TO DO: Return the lines below exactly, from the first line to the line that contains "(85,195) -- (1106,195);". Leave out pictures.

INFORMATION SUPPLIED:

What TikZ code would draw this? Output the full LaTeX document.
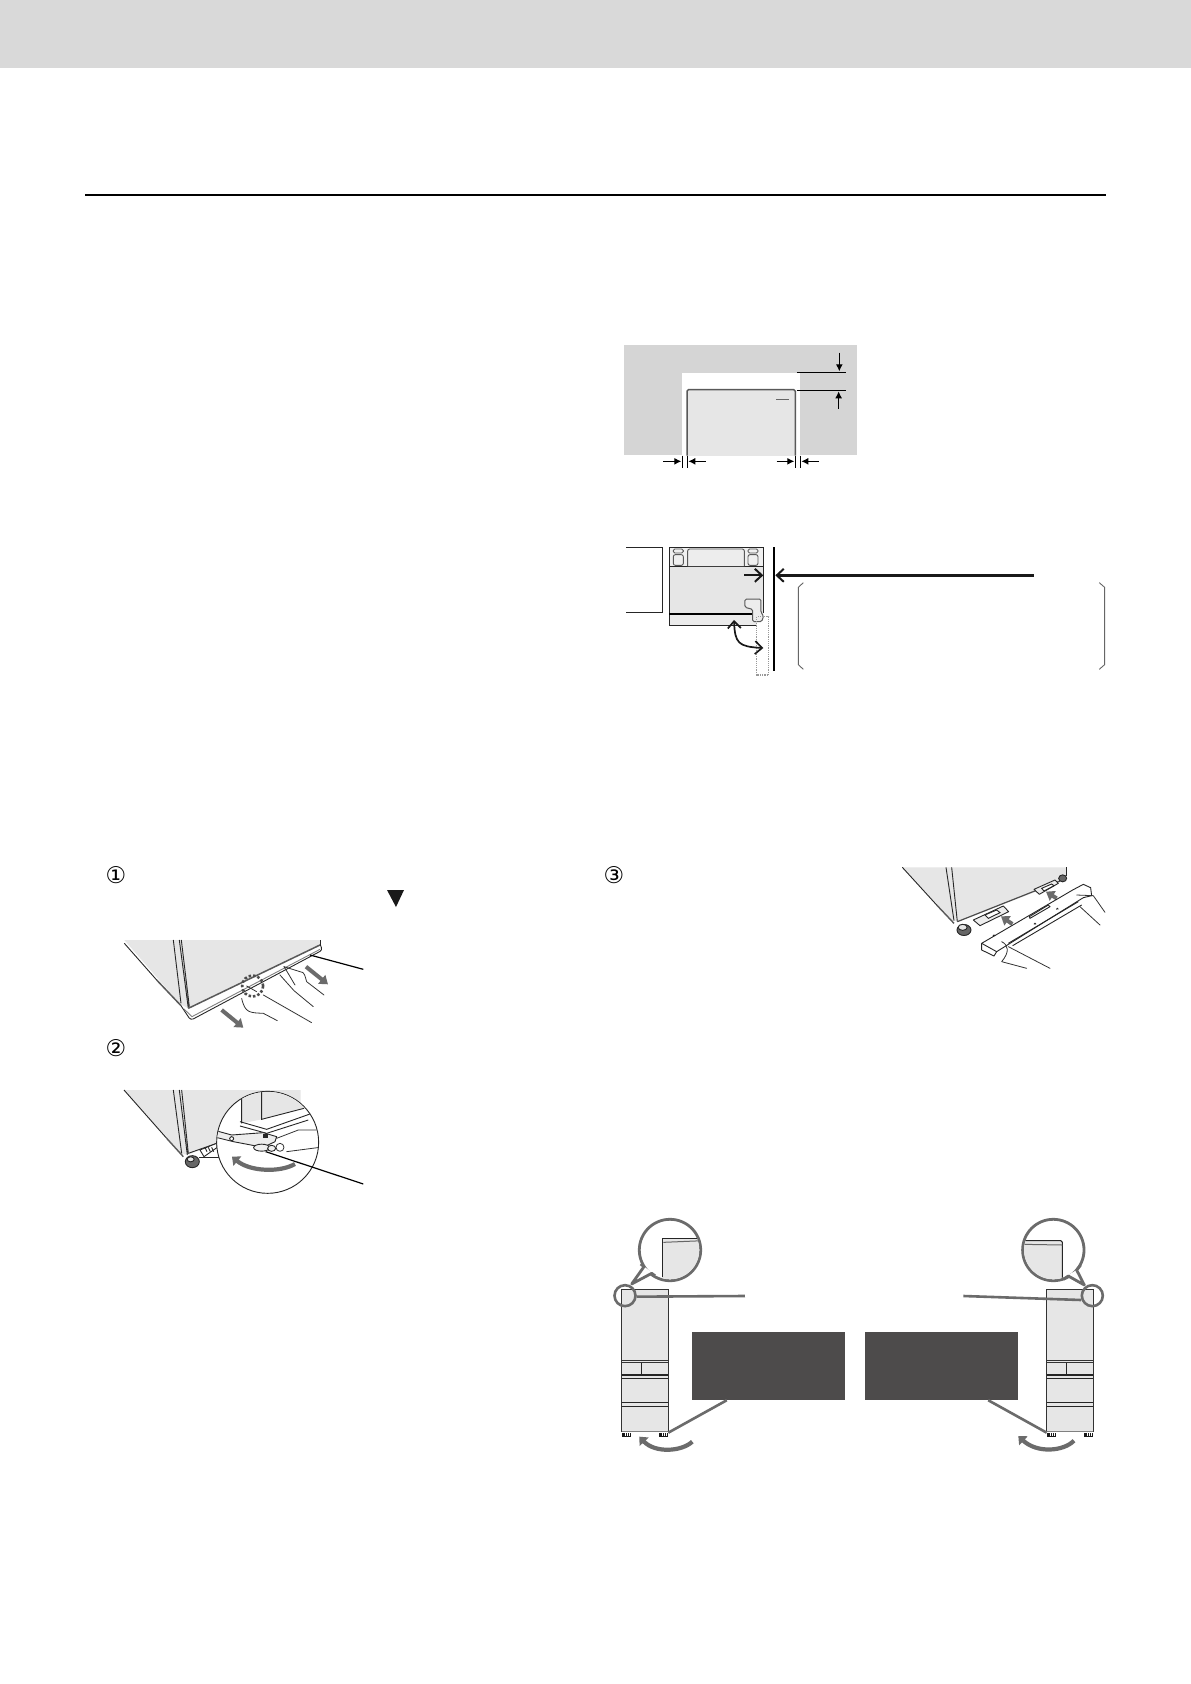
\documentclass[tikz,border=0pt]{standalone}
\usepackage{fontspec}
\newfontfamily\symfont{DejaVu Sans}
\usetikzlibrary{calc,positioning,arrows.meta,shapes.geometric}

\definecolor{bandgray}{HTML}{D9D9D9}
\definecolor{wallgray}{HTML}{D5D5D5}
\definecolor{bodygray}{HTML}{E6E6E6}
\definecolor{leadgray}{HTML}{6B6B6B}
\definecolor{boxdark}{HTML}{4D4B4B}

\tikzset{
  zoomed/.style={x=0.3333pt,y=-0.3333pt},
  thinline/.style={draw=black!85,line width=0.9pt},
  handline/.style={draw=black!80,line width=0.8pt,line cap=round,line join=round},
  dimline/.style={draw=black,line width=1pt},
  dimarrow/.style={draw=black,line width=1.2pt,-{Latex[length=7pt,width=7pt]}},
  bararrow/.style={draw=black!90,line cap=butt,-{Straight Barb[length=7pt,width=13pt,line width=2pt]}},
  grayarrow/.style={draw=leadgray,line width=4pt,-{Triangle[length=8pt,width=11pt]}},
  turnarrow/.style={draw=leadgray,line width=4.2pt,-{Triangle[length=7pt,width=12pt]}},
  leader/.style={draw=leadgray,line width=2.6pt},
  blackleader/.style={draw=black,line width=1.2pt},
  darkbox/.style={fill=boxdark,draw=none,minimum width=153pt,minimum height=68pt,inner sep=0pt},
  stepnum/.style={inner sep=0pt,font=\symfont\fontsize{23}{23}\selectfont},
}

\begin{document}
\begin{tikzpicture}[x=1pt,y=-1pt]

\useasboundingbox (0,0) rectangle (1191,1684);
\fill[white] (0,0) rectangle (1191,1684);

\fill[bandgray] (0,0) rectangle (1191,68);
\draw[black,line width=1.3pt] (85,195) -- (1106,195);

% opening, seen from the front
\begin{scope}[shift={(610,330)},zoomed]
  \fill[wallgray] (42,45) rectangle (741,375);
  \fill[white] (216,128) rectangle (570,378);
  \fill[bodygray] (231,179) rectangle (556,377);
  \draw[draw=black!65,line width=1.5pt,rounded corners=1.5pt] (231,377) -- (231,179) -- (556,179) -- (556,377);
  \draw[black!60,line width=1pt] (499,208) -- (537,208);
  \draw[dimline] (561,127) -- (707,127);
  \draw[dimline] (561,181) -- (707,181);
  \draw[dimarrow] (688,68) -- (688,124);
  \draw[dimarrow] (686,237) -- (686,184);
  \foreach \tickx in {217,232,556,571}
    \draw[dimline] (\tickx,377) -- (\tickx,413);
  \draw[dimarrow] (159,394) -- (214,394);
  \draw[dimarrow] (287,394) -- (235,394);
  \draw[dimarrow] (500,394) -- (553,394);
  \draw[dimarrow] (627,394) -- (574,394);
\end{scope}

% opening, seen from above
\begin{scope}[shift={(610,530)},zoomed]
  \draw[thinline,line width=1pt] (48,52) -- (158,52) -- (158,247) -- (48,247);
  \fill[bodygray!60] (178,52) rectangle (460,108);
  \fill[bodygray] (178,108) rectangle (460,252);
  \fill[bodygray!80] (178,252) rectangle (440,286);
  \draw[black!85,line width=1pt] (460,250) -- (460,52) -- (178,52) -- (178,286) -- (440,286);
  \draw[black!85,line width=0.9pt] (178,108) -- (460,108);
  \draw[black!65,line width=0.9pt,rounded corners=2pt,fill=bodygray!70] (233,108) -- (233,57) -- (403,57) -- (403,108);
  \foreach \seatx in {190,414} {
    \draw[black!65,line width=0.9pt,rounded corners=1.5pt] (\seatx,57) rectangle ++(30,12);
    \draw[black!65,line width=0.9pt,rounded corners=2pt] (\seatx,74) rectangle ++(30,32);
  }
  \draw[black,line width=1.8pt] (178,252) -- (450,252);
  \draw[black!65,line width=1pt,fill=bodygray!70,rounded corners=1.5pt] (405,207) -- (453,207) -- (453,248) -- (461,258) -- (455,275) -- (428,275) -- (428,238) -- (405,232) -- cycle;
  \draw[black!40,line width=1.2pt,densely dotted] (440,260) rectangle (476,435);
  \draw[black,line width=2pt] (492,52) -- (492,422);
  \draw[bararrow,line width=2.2pt] (403,136) -- (460,136);
  \draw[bararrow,line width=2.6pt] (1272,136) -- (496,136);
  \draw[black!90,line width=1.7pt,{Straight Barb[length=7pt,width=13pt]}-{Straight Barb[length=7pt,width=13pt]}] (372,270) .. controls (375,340) and (385,350) .. (460,354);
  \draw[black!60,line width=0.9pt] (580,158) -- (565,172) -- (565,404) -- (580,418);
  \draw[black!60,line width=0.9pt] (1468,158) -- (1484,172) -- (1484,404) -- (1468,418);
\end{scope}

\node (stepone) [stepnum] at (116,875) {①};
\fill[black!90] (387,890) -- (404,890) -- (396,907) -- cycle;

% pulling off the lower cover
\begin{scope}[shift={(100,860)},zoomed]
  \fill[bodygray] (73,240) -- (660,240) -- (660,255) -- (265,445) -- (240,432) -- cycle;
  \draw[thinline] (73,250) -- (170,360);
  \draw[draw=black!65,line width=1.5pt] (170,360) -- (243,437);
  \draw[thinline] (220,240) -- (243,430) (238,240) -- (265,445) (244,240) -- (268,440);
  \draw[thinline] (660,240) -- (660,255);
  \draw[draw=black!65,line width=1.5pt] (265,445) -- (660,255);
  \draw[thinline,line join=round,rounded corners=3pt] (243,437) -- (272,481) -- (668,270) -- (660,253);
  \draw[thinline,draw=black!50] (252,447) -- (276,470) -- (660,268);
  \coordinate (coverpoint) at (630,285);
  \coordinate (coverlabel) at (790,328);
  \draw[blackleader] (coverpoint) -- (coverlabel);
  \draw[grayarrow] (365,450) -- (430,503);
  \draw[grayarrow] (618,320) -- (684,373);
  \draw[black!70,line width=2.6pt,dash pattern=on 2.5pt off 2pt] (458,378) circle [radius=10.5pt];
  \draw[handline] (425,415) .. controls (435,460) and (450,458) .. (490,460) -- (532,482);
  \draw[handline] (490,405) -- (635,488);
  \draw[handline] (440,378) -- (470,395);
  \draw[handline] (552,320) .. controls (565,340) and (570,350) .. (585,375);
  \draw[handline] (540,345) -- (582,392) -- (640,440);
  \draw[handline] (552,320) -- (600,335) .. controls (615,335) and (615,350) .. (620,365) -- (672,405);
\end{scope}

\node (steptwo) [stepnum] at (116,1048) {②};

% turning the adjuster
\begin{scope}[shift={(100,1040)},zoomed]
  \fill[bodygray] (72,150) -- (602,150) -- (602,210) -- (262,345) -- (240,340) -- cycle;
  \draw[thinline] (72,150) -- (200,295);
  \draw[draw=black!65,line width=1.4pt] (200,295) -- (250,350);
  \draw[thinline] (220,150) -- (245,340) (238,150) -- (262,345) (245,150) -- (265,340);
  \draw[thinline] (265,340) -- (350,310);
  \draw[thinline,fill=white] (300,330) -- (350,310) -- (352,322) -- (312,350) -- cycle;
  \foreach \hatchx in {315,325,335}
    \draw[thinline] (\hatchx,322) -- (\hatchx+6,335);
  \draw[draw=black!85,fill=black!60,line width=0.9pt] (277,365) ellipse [x radius=7pt,y radius=6pt];
  \draw[thinline,fill=bodygray] (272,358) ellipse [x radius=3.5pt,y radius=2.5pt];
  \draw[thinline] (298,352) -- (358,352);
  \draw[thinline,fill=white] (503,307) circle [radius=51pt];
  \begin{scope}
    \clip (503,307) circle [radius=50.5pt];
    \fill[bodygray] (425,150) -- (650,150) -- (650,200) -- (610,205) -- (485,238) -- (425,250) -- cycle;
    \draw[thinline] (425,165) -- (425,250) (485,155) -- (485,238) -- (612,205);
    \draw[thinline] (420,245) -- (500,268) -- (630,222);
    \draw[thinline] (420,258) -- (500,280) -- (625,240);
    \draw[thinline,fill=bodygray!70,line join=round] (340,270) -- (395,285) -- (490,278) -- (530,290) -- (525,305) -- (490,322) -- (400,305) -- (340,290) -- cycle;
    \draw[thinline,fill=white] (395,296) circle [radius=2pt];
    \fill[black!85] (490,282) rectangle (505,294);
    \draw[thinline,fill=bodygray!60] (485,323) ellipse [x radius=8pt,y radius=3.5pt];
    \draw[thinline,fill=bodygray!60] (515,325) ellipse [x radius=4pt,y radius=3pt];
    \draw[handline] (530,295) -- (595,270) -- (660,270);
    \draw[handline,fill=white] (540,322) circle [radius=4pt];
    \draw[handline] (560,335) -- (660,322);
  \end{scope}
  \draw[turnarrow] (585,372) .. controls (540,398) and (450,395) .. (396,350);
  \coordinate (wrenchpoint) at (497,335);
  \coordinate (wrenchlabel) at (790,432);
  \draw[blackleader] (wrenchpoint) -- (wrenchlabel);
\end{scope}

\node (stepthree) [stepnum] at (614,875) {③};

% putting back the lower cover
\begin{scope}[shift={(880,855)},zoomed]
  \fill[bodygray] (67,37) -- (558,37) -- (558,75) -- (235,200) -- (212,195) -- cycle;
  \draw[thinline] (67,37) -- (170,150);
  \draw[draw=black!65,line width=1.4pt] (170,150) -- (222,205);
  \draw[thinline] (198,37) -- (222,197) (215,37) -- (232,200);
  \draw[thinline] (558,37) -- (558,62);
  \draw[draw=black!70,line width=1.2pt] (232,200) -- (540,78);
  \draw[draw=black!85,fill=black!60,line width=0.9pt] (252,225) ellipse [x radius=7pt,y radius=5.5pt];
  \draw[thinline,fill=bodygray] (248,217) ellipse [x radius=4.5pt,y radius=3pt];
  \draw[draw=black!85,fill=black!60,line width=0.9pt] (548,70) ellipse [x radius=4pt,y radius=3.5pt];
  \draw[thinline,fill=bodygray!70,line join=round] (280,195) -- (370,153) -- (386,170) -- (300,212) -- cycle;
  \draw[thinline,fill=white] (315,180) -- (350,165) -- (360,173) -- (325,190) -- cycle;
  \draw[thinline,fill=bodygray!70,line join=round] (462,103) -- (525,75) -- (535,85) -- (478,118) -- cycle;
  \draw[thinline,fill=white] (485,100) -- (515,87) -- (522,92) -- (492,108) -- cycle;
  \draw[grayarrow] (397,207) -- (363,184);
  \draw[grayarrow] (530,130) -- (498,110);
  % cover held in both hands
  \draw[thinline,fill=white,line join=round] (305,265) -- (578,105) -- (610,88) -- (632,98) -- (635,122) -- (610,128) -- (350,290) -- (342,303) -- (305,285) -- cycle;
  \draw[thinline] (350,290) -- (305,265);
  \draw[thinline] (385,265) -- (595,140);
  \draw[thinline] (398,272) -- (605,150);
  \draw[thinline] (448,185) -- (505,150) -- (510,155) -- (450,190) -- cycle;
  \foreach \markx/\marky in {342/240,465/205,532/160}
    \draw[thinline] (\markx-3,\marky+3) -- (\markx,\marky) -- (\markx+3,\marky+3);
  \draw[handline] (365,260) .. controls (385,270) and (390,290) .. (365,320) -- (440,340);
  \draw[handline] (385,275) -- (510,340);
  \draw[handline] (590,120) -- (640,122) -- (675,172);
  \draw[handline] (600,155) -- (660,210);
\end{scope}

% the two fridges seen from the front
\foreach \fridgex in {600,1025} {
  \begin{scope}[shift={(\fridgex,1210)},zoomed]
    \fill[bodygray] (65,238) rectangle (205,665);
    \draw[draw=black!80,line width=1pt] (65,238) rectangle (205,665);
    \draw[draw=black!80,line width=1pt] (65,452) -- (205,452) (65,458) -- (205,458);
    \draw[draw=black!85,line width=1.1pt] (65,495) -- (205,495) (65,505) -- (205,505);
    \draw[draw=black!85,line width=1.1pt] (65,577) -- (205,577) (65,589) -- (205,589);
    \draw[draw=black!85,line width=1.1pt] (125,458) -- (125,495);
    \draw[draw=black!50,line width=1.6pt] (65,664) -- (205,664);
    \foreach \footx in {66,178} {
      \fill[black!90] (\footx,668) rectangle ++(27,12);
      \foreach \barx in {8,14,20}
        \fill[white] (\footx+\barx,669) rectangle ++(1.5,9);
    }
  \end{scope}
}

% left fridge, bubble and leaders
\begin{scope}[shift={(600,1210)},zoomed]
  \draw[draw=leadgray,fill=white,line width=2.8pt] (210,120) circle [radius=30.7pt];
  \begin{scope}
    \clip (210,120) circle [radius=29.3pt];
    \fill[bodygray] (187,85) rectangle (320,230);
    \draw[draw=black!85,line width=1pt] (187,200) -- (187,85) -- (310,85);
    \draw[draw=black!60,line width=1pt] (190,97) -- (310,92);
  \end{scope}
  \fill[white] (123,163) -- (95,222) -- (160,190) -- cycle;
  \draw[draw=leadgray,line width=2.8pt,line join=round] (122,162) -- (132,170) -- (95,222) -- (155,190) -- (165,197);
  \draw[draw=leadgray,line width=2.6pt] (75,257) circle [radius=10.5pt];
  \coordinate (cornerleft) at (110,260);
  \coordinate (labelleft) at (435,258);
  \draw[leader] (cornerleft) -- (labelleft);
  \coordinate (frontleft) at (205,668);
  \draw[turnarrow] (277,695) .. controls (245,725) and (165,730) .. (118,680);
\end{scope}

% right fridge, bubble and leaders
\begin{scope}[shift={(850,1210)},zoomed]
  \draw[draw=leadgray,fill=white,line width=2.8pt] (610,120) circle [radius=30.7pt];
  \begin{scope}
    \clip (610,120) circle [radius=29.3pt];
    \fill[bodygray] (500,92) rectangle (637,230);
    \draw[draw=black!85,line width=1pt,rounded corners=1.5pt] (520,92) -- (637,92) -- (637,205);
    \draw[draw=black!60,line width=1pt] (520,103) -- (637,105);
  \end{scope}
  \fill[white] (683,178) -- (703,225) -- (650,198) -- cycle;
  \draw[draw=leadgray,line width=2.8pt,line join=round] (692,165) -- (680,180) -- (703,225) -- (655,198) -- (640,208);
  \draw[draw=leadgray,line width=2.6pt] (727,257) circle [radius=10.5pt];
  \coordinate (cornerright) at (693,270);
  \coordinate (labelright) at (340,258);
  \draw[leader] (cornerright) -- (labelright);
  \coordinate (frontright) at (590,668);
  \draw[turnarrow] (672,692) .. controls (640,725) and (560,730) .. (505,678);
\end{scope}

\node (boxleft) [darkbox] at (768.5,1366) {};
\node (boxright) [darkbox, right=20pt of boxleft] {};
\draw[leader] ($(boxleft.south west)+(35,0)$) -- (frontleft);
\draw[leader] ($(boxright.south west)+(123,0)$) -- (frontright);

\end{tikzpicture}
\end{document}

FULL OUTPUT:
What TikZ code would draw this? Output the full LaTeX document.
\documentclass[tikz,border=0pt]{standalone}
\usepackage{fontspec}
\newfontfamily\symfont{DejaVu Sans}
\usetikzlibrary{calc,positioning,arrows.meta,shapes.geometric}

\definecolor{bandgray}{HTML}{D9D9D9}
\definecolor{wallgray}{HTML}{D5D5D5}
\definecolor{bodygray}{HTML}{E6E6E6}
\definecolor{leadgray}{HTML}{6B6B6B}
\definecolor{boxdark}{HTML}{4D4B4B}

\tikzset{
  zoomed/.style={x=0.3333pt,y=-0.3333pt},
  thinline/.style={draw=black!85,line width=0.9pt},
  handline/.style={draw=black!80,line width=0.8pt,line cap=round,line join=round},
  dimline/.style={draw=black,line width=1pt},
  dimarrow/.style={draw=black,line width=1.2pt,-{Latex[length=7pt,width=7pt]}},
  bararrow/.style={draw=black!90,line cap=butt,-{Straight Barb[length=7pt,width=13pt,line width=2pt]}},
  grayarrow/.style={draw=leadgray,line width=4pt,-{Triangle[length=8pt,width=11pt]}},
  turnarrow/.style={draw=leadgray,line width=4.2pt,-{Triangle[length=7pt,width=12pt]}},
  leader/.style={draw=leadgray,line width=2.6pt},
  blackleader/.style={draw=black,line width=1.2pt},
  darkbox/.style={fill=boxdark,draw=none,minimum width=153pt,minimum height=68pt,inner sep=0pt},
  stepnum/.style={inner sep=0pt,font=\symfont\fontsize{23}{23}\selectfont},
}

\begin{document}
\begin{tikzpicture}[x=1pt,y=-1pt]

\useasboundingbox (0,0) rectangle (1191,1684);
\fill[white] (0,0) rectangle (1191,1684);

\fill[bandgray] (0,0) rectangle (1191,68);
\draw[black,line width=1.3pt] (85,195) -- (1106,195);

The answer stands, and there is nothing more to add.